_GOAL:_
Would you transcribe the listing that follows, character for character, and omit its images?

_DATA PROVIDED:_
○ ○ ○
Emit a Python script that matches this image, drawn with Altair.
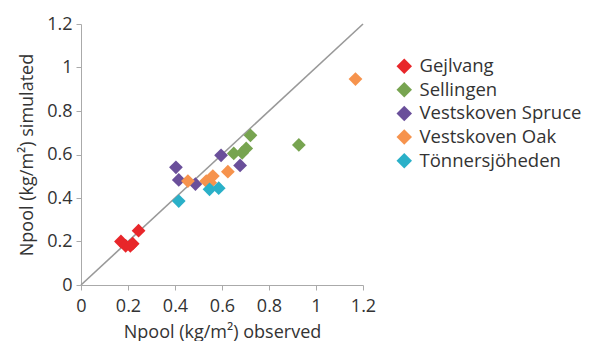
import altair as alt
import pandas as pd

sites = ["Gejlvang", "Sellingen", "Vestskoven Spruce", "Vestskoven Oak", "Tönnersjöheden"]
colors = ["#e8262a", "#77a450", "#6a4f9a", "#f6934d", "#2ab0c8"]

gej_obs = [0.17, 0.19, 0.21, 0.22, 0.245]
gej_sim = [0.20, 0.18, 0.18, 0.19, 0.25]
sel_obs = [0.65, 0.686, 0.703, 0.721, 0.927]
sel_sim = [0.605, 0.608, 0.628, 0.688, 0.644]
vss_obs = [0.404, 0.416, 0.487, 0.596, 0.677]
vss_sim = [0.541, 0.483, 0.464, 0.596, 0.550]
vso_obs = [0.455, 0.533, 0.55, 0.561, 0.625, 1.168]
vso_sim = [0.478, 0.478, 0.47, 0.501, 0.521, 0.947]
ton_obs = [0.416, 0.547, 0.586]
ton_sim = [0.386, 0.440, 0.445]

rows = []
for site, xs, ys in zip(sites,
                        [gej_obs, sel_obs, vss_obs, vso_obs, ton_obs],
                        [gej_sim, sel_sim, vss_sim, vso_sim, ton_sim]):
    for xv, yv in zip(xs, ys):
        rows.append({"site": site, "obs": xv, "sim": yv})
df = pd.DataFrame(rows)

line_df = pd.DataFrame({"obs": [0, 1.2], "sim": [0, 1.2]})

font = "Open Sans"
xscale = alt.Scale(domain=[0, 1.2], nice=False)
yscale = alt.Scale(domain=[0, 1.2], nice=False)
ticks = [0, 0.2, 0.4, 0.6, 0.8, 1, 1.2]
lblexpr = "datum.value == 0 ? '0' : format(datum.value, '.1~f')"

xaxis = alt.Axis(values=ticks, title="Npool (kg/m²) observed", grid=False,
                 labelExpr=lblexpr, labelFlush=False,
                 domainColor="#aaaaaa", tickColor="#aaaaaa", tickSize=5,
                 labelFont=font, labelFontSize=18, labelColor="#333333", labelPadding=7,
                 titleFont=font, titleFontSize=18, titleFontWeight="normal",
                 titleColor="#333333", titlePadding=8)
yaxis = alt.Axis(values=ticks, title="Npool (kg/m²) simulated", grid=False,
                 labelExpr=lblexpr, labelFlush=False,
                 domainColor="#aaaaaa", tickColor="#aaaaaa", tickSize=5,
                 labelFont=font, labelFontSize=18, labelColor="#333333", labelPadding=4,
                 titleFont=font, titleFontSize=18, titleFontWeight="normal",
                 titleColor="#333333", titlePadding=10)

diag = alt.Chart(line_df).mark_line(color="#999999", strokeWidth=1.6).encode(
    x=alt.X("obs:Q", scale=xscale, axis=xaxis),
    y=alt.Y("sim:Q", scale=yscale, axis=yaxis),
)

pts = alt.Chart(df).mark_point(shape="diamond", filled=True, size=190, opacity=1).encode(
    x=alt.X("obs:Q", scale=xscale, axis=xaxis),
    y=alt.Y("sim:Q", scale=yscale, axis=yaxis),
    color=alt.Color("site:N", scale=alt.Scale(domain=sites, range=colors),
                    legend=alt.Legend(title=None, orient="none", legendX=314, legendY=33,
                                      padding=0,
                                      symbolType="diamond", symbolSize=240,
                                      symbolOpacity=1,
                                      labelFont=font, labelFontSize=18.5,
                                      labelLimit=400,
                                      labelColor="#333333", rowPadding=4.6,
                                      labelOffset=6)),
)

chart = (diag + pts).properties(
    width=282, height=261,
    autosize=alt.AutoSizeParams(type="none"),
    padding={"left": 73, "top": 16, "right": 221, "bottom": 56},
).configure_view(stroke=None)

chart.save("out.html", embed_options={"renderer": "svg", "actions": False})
○ ○ ○
_SOLUTION FOR THIS TASK:_
Emit a Python script that matches this image, drawn with Altair.
import altair as alt
import pandas as pd

sites = ["Gejlvang", "Sellingen", "Vestskoven Spruce", "Vestskoven Oak", "Tönnersjöheden"]
colors = ["#e8262a", "#77a450", "#6a4f9a", "#f6934d", "#2ab0c8"]

gej_obs = [0.17, 0.19, 0.21, 0.22, 0.245]
gej_sim = [0.20, 0.18, 0.18, 0.19, 0.25]
sel_obs = [0.65, 0.686, 0.703, 0.721, 0.927]
sel_sim = [0.605, 0.608, 0.628, 0.688, 0.644]
vss_obs = [0.404, 0.416, 0.487, 0.596, 0.677]
vss_sim = [0.541, 0.483, 0.464, 0.596, 0.550]
vso_obs = [0.455, 0.533, 0.55, 0.561, 0.625, 1.168]
vso_sim = [0.478, 0.478, 0.47, 0.501, 0.521, 0.947]
ton_obs = [0.416, 0.547, 0.586]
ton_sim = [0.386, 0.440, 0.445]

rows = []
for site, xs, ys in zip(sites,
                        [gej_obs, sel_obs, vss_obs, vso_obs, ton_obs],
                        [gej_sim, sel_sim, vss_sim, vso_sim, ton_sim]):
    for xv, yv in zip(xs, ys):
        rows.append({"site": site, "obs": xv, "sim": yv})
df = pd.DataFrame(rows)

line_df = pd.DataFrame({"obs": [0, 1.2], "sim": [0, 1.2]})

font = "Open Sans"
xscale = alt.Scale(domain=[0, 1.2], nice=False)
yscale = alt.Scale(domain=[0, 1.2], nice=False)
ticks = [0, 0.2, 0.4, 0.6, 0.8, 1, 1.2]
lblexpr = "datum.value == 0 ? '0' : format(datum.value, '.1~f')"

xaxis = alt.Axis(values=ticks, title="Npool (kg/m²) observed", grid=False,
                 labelExpr=lblexpr, labelFlush=False,
                 domainColor="#aaaaaa", tickColor="#aaaaaa", tickSize=5,
                 labelFont=font, labelFontSize=18, labelColor="#333333", labelPadding=7,
                 titleFont=font, titleFontSize=18, titleFontWeight="normal",
                 titleColor="#333333", titlePadding=8)
yaxis = alt.Axis(values=ticks, title="Npool (kg/m²) simulated", grid=False,
                 labelExpr=lblexpr, labelFlush=False,
                 domainColor="#aaaaaa", tickColor="#aaaaaa", tickSize=5,
                 labelFont=font, labelFontSize=18, labelColor="#333333", labelPadding=4,
                 titleFont=font, titleFontSize=18, titleFontWeight="normal",
                 titleColor="#333333", titlePadding=10)

diag = alt.Chart(line_df).mark_line(color="#999999", strokeWidth=1.6).encode(
    x=alt.X("obs:Q", scale=xscale, axis=xaxis),
    y=alt.Y("sim:Q", scale=yscale, axis=yaxis),
)

pts = alt.Chart(df).mark_point(shape="diamond", filled=True, size=190, opacity=1).encode(
    x=alt.X("obs:Q", scale=xscale, axis=xaxis),
    y=alt.Y("sim:Q", scale=yscale, axis=yaxis),
    color=alt.Color("site:N", scale=alt.Scale(domain=sites, range=colors),
                    legend=alt.Legend(title=None, orient="none", legendX=314, legendY=33,
                                      padding=0,
                                      symbolType="diamond", symbolSize=240,
                                      symbolOpacity=1,
                                      labelFont=font, labelFontSize=18.5,
                                      labelLimit=400,
                                      labelColor="#333333", rowPadding=4.6,
                                      labelOffset=6)),
)

chart = (diag + pts).properties(
    width=282, height=261,
    autosize=alt.AutoSizeParams(type="none"),
    padding={"left": 73, "top": 16, "right": 221, "bottom": 56},
).configure_view(stroke=None)

chart.save("out.html", embed_options={"renderer": "svg", "actions": False})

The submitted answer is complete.